In the past when I have made the journey back to Minnesota from Arizona, I have tried to glean and share several overarching lessons. Like: America is unbelievably beautiful; or, men are extremely helpful; or, depending on the kindness of strangers is good for restoring your trust in your fellow man. And, Flyover Land is anything but.

This time, I will leave you dear readers with just a couple of micro-lessons.

One, as referenced, git ‘er done promptly when something needs doing that could delay you in an emergency!

Two, do not wear new white jeans on a long car trip. I was drinking my fourth or fifth cup of coffee from my Adult Sippy Cup when I hit an unexpected bump and splashed coffee all over my white jacket and white jeans. At least it was tepid coffee and readily identifiable as coffee. Extremely ungood, but nothing compared to dripping a melted Dove Bar in the same general area, making me look like I had just had the world’s worst accident. And causing people in Love’s to wonder why that weird lady had a sweatshirt tied around her waist in front, on a 98 degree day. Oh well, I’ll never see any of them again.

Who could have guessed that a Dove Bar left in a hot car would explode upon being opened? Who could have known that the little Mexican restaurant in Esperanza, TX would take 45 minutes to make 2 enchiladas while the Dove Bar dissolved in the hot car?

Third micro-lesson: When you see a sign that says “Deer – 15 miles” do not relax your vigilance after the odometer tells you 15 miles have passed. It turns out that deer do NOT have little GPS systems that will prevent them from straying one foot beyond that 15 mile limit. Much like “Gun-Free” Zones do not prevent criminals from bringing guns into that zone and using them. It was night and I had been driving for 16 hours and was very tired. But in all my coffee- and chocolate-stained alertness, I felt I could let my guard down a little beyond that 15-mile perimeter. Not half a mile further down the road, I saw a poor dead doe by the side of the highway. Which gave me quite the second wind.

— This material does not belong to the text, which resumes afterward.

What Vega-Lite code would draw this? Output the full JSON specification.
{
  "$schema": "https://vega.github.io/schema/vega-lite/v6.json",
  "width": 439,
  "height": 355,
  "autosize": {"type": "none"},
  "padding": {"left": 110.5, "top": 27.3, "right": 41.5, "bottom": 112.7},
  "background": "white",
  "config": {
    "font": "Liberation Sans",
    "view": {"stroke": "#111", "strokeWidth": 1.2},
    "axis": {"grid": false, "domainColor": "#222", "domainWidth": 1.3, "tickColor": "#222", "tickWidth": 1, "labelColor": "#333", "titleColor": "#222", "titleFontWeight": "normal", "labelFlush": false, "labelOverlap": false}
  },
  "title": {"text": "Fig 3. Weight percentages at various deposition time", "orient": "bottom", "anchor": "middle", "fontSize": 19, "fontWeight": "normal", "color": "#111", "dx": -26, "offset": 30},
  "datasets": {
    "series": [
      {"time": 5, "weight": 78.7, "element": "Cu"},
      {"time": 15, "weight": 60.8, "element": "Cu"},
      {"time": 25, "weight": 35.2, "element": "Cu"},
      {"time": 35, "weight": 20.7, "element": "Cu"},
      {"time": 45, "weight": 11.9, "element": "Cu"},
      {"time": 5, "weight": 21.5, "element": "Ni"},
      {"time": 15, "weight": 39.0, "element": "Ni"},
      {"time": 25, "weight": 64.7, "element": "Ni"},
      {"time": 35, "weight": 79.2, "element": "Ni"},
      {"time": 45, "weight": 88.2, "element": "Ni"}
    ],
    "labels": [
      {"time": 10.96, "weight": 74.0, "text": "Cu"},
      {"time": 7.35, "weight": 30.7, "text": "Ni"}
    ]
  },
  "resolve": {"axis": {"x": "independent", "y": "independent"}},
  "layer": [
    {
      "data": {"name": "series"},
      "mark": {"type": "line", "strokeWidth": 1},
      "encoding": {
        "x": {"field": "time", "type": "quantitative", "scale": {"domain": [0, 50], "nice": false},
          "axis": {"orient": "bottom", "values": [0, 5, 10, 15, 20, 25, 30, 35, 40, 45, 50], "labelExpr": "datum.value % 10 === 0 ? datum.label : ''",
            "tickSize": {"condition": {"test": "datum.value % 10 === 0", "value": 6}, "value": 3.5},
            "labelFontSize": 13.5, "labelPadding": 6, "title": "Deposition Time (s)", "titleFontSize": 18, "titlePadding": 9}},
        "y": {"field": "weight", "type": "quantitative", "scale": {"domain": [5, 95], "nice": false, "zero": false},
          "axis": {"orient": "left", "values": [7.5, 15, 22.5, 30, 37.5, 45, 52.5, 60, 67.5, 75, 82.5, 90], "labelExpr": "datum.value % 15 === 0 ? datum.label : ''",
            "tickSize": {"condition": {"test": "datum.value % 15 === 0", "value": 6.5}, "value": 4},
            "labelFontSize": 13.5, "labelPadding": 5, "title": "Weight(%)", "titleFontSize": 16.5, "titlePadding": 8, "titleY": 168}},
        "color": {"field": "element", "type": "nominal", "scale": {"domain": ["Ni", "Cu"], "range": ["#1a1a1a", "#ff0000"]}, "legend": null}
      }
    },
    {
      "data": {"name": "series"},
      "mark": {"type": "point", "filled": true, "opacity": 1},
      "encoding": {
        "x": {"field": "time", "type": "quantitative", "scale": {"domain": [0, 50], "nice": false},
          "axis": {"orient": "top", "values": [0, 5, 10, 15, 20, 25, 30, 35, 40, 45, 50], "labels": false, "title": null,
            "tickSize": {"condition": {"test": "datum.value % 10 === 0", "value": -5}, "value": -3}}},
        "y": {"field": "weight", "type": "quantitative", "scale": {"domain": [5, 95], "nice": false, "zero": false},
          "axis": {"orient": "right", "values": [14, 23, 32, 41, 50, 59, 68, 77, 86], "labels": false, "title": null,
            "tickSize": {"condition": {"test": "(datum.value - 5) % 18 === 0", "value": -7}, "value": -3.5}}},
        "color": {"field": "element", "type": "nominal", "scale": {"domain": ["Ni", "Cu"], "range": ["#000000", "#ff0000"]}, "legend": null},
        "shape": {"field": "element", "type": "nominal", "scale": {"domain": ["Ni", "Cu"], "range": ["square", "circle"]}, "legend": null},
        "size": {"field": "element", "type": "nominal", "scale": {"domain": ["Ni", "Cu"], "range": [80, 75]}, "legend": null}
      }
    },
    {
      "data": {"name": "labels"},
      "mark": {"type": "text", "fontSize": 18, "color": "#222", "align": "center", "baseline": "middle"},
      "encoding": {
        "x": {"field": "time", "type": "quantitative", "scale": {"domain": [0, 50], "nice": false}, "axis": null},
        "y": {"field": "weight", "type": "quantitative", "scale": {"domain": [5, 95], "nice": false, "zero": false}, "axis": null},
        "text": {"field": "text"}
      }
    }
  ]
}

A few miles later, I saw the best sign of this trip. We weary travelers were in roughly the 47th construction zone on Hwy 35North, in single file down a bumpy narrow corridor with orange cones on the left side and oncoming traffic just beyond them, and a concrete barrier on the right. And the sign said, “Do not pass.” Good call. There was one of the few rules in my life that I felt no urge to violate, had it even been remotely possible.

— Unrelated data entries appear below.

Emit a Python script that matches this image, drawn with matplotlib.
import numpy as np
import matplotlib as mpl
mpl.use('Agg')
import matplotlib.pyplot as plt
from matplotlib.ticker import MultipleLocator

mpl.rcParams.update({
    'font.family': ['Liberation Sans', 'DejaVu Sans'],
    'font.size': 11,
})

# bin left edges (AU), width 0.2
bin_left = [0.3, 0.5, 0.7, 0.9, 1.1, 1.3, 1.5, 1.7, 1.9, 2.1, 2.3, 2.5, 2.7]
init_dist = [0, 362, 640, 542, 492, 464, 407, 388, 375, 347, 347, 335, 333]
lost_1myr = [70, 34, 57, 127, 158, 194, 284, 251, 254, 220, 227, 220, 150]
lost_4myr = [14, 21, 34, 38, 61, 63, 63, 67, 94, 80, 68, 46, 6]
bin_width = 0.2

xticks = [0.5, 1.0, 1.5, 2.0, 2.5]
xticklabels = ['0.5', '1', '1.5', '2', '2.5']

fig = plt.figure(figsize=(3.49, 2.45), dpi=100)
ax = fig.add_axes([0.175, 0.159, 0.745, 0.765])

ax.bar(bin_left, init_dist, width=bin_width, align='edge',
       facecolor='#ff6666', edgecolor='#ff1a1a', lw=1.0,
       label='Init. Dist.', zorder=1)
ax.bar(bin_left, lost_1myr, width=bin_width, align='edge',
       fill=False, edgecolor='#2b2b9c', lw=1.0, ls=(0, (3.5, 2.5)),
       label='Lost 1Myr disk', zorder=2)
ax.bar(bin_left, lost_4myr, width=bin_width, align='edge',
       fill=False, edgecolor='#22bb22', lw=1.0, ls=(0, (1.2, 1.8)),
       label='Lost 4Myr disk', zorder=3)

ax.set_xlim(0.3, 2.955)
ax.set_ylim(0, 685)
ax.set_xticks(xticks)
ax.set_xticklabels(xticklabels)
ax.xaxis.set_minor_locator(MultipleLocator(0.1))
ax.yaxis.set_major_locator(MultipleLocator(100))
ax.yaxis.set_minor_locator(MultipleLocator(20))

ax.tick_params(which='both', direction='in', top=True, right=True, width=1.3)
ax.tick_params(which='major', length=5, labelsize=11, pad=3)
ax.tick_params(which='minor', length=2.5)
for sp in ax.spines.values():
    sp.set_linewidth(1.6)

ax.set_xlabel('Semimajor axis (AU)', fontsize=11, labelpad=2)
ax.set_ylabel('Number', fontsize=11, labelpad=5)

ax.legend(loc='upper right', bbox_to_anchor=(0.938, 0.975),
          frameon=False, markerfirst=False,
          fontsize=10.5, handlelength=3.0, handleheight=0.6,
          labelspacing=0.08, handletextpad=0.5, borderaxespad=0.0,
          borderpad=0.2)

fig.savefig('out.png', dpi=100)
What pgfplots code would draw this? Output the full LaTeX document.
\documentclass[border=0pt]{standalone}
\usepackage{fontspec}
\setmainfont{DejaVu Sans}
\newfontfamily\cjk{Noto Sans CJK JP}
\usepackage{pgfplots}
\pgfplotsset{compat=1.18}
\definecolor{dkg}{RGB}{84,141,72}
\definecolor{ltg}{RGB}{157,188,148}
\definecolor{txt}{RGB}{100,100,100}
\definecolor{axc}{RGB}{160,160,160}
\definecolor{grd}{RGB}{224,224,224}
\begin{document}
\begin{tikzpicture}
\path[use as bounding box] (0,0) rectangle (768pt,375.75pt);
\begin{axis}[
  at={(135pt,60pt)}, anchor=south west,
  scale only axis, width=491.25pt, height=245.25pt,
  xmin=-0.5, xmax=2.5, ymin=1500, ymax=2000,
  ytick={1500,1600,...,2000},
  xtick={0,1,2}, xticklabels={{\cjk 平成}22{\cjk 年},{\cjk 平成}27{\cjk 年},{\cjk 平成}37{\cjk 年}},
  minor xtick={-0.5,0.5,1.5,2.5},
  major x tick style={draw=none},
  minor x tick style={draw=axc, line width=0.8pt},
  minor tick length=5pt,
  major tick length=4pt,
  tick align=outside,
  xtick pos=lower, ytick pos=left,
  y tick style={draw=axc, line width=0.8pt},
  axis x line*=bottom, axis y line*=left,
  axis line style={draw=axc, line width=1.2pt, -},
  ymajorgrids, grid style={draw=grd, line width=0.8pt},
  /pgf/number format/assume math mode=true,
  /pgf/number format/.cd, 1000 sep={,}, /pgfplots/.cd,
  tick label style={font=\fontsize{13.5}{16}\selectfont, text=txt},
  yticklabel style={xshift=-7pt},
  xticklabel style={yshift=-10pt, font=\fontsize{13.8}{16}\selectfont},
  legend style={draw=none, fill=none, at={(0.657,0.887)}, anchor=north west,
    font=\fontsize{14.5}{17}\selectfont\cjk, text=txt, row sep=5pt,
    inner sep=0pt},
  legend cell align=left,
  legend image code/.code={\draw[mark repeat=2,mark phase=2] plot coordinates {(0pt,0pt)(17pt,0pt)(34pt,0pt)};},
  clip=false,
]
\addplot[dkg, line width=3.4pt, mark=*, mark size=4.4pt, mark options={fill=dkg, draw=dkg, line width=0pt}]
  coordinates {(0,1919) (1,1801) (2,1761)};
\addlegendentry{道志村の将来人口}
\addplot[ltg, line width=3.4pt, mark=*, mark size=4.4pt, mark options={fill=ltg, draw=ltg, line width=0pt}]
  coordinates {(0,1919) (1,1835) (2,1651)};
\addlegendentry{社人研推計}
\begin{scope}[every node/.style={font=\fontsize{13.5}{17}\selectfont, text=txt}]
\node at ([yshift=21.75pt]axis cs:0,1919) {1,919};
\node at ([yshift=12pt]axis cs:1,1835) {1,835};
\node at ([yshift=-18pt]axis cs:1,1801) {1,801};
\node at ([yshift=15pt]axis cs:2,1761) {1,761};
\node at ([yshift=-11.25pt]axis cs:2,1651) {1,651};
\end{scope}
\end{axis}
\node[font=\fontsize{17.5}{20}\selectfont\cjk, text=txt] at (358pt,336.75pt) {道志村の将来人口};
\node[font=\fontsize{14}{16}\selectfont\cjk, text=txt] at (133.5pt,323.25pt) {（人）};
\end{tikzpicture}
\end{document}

So now I am in Alexandria supervising Daddy’s rehab for two weeks. I am astonished and thrilled to report that I witnessed his Occupational Therapist give him a 30-point cognitive test on which he scored – wait for it – THIRTY!! Way to go, Daddy. Prayers welcome from any and all faith traditions for a complete recovery for him and safe travels home for your intrepid, if messy, columnist.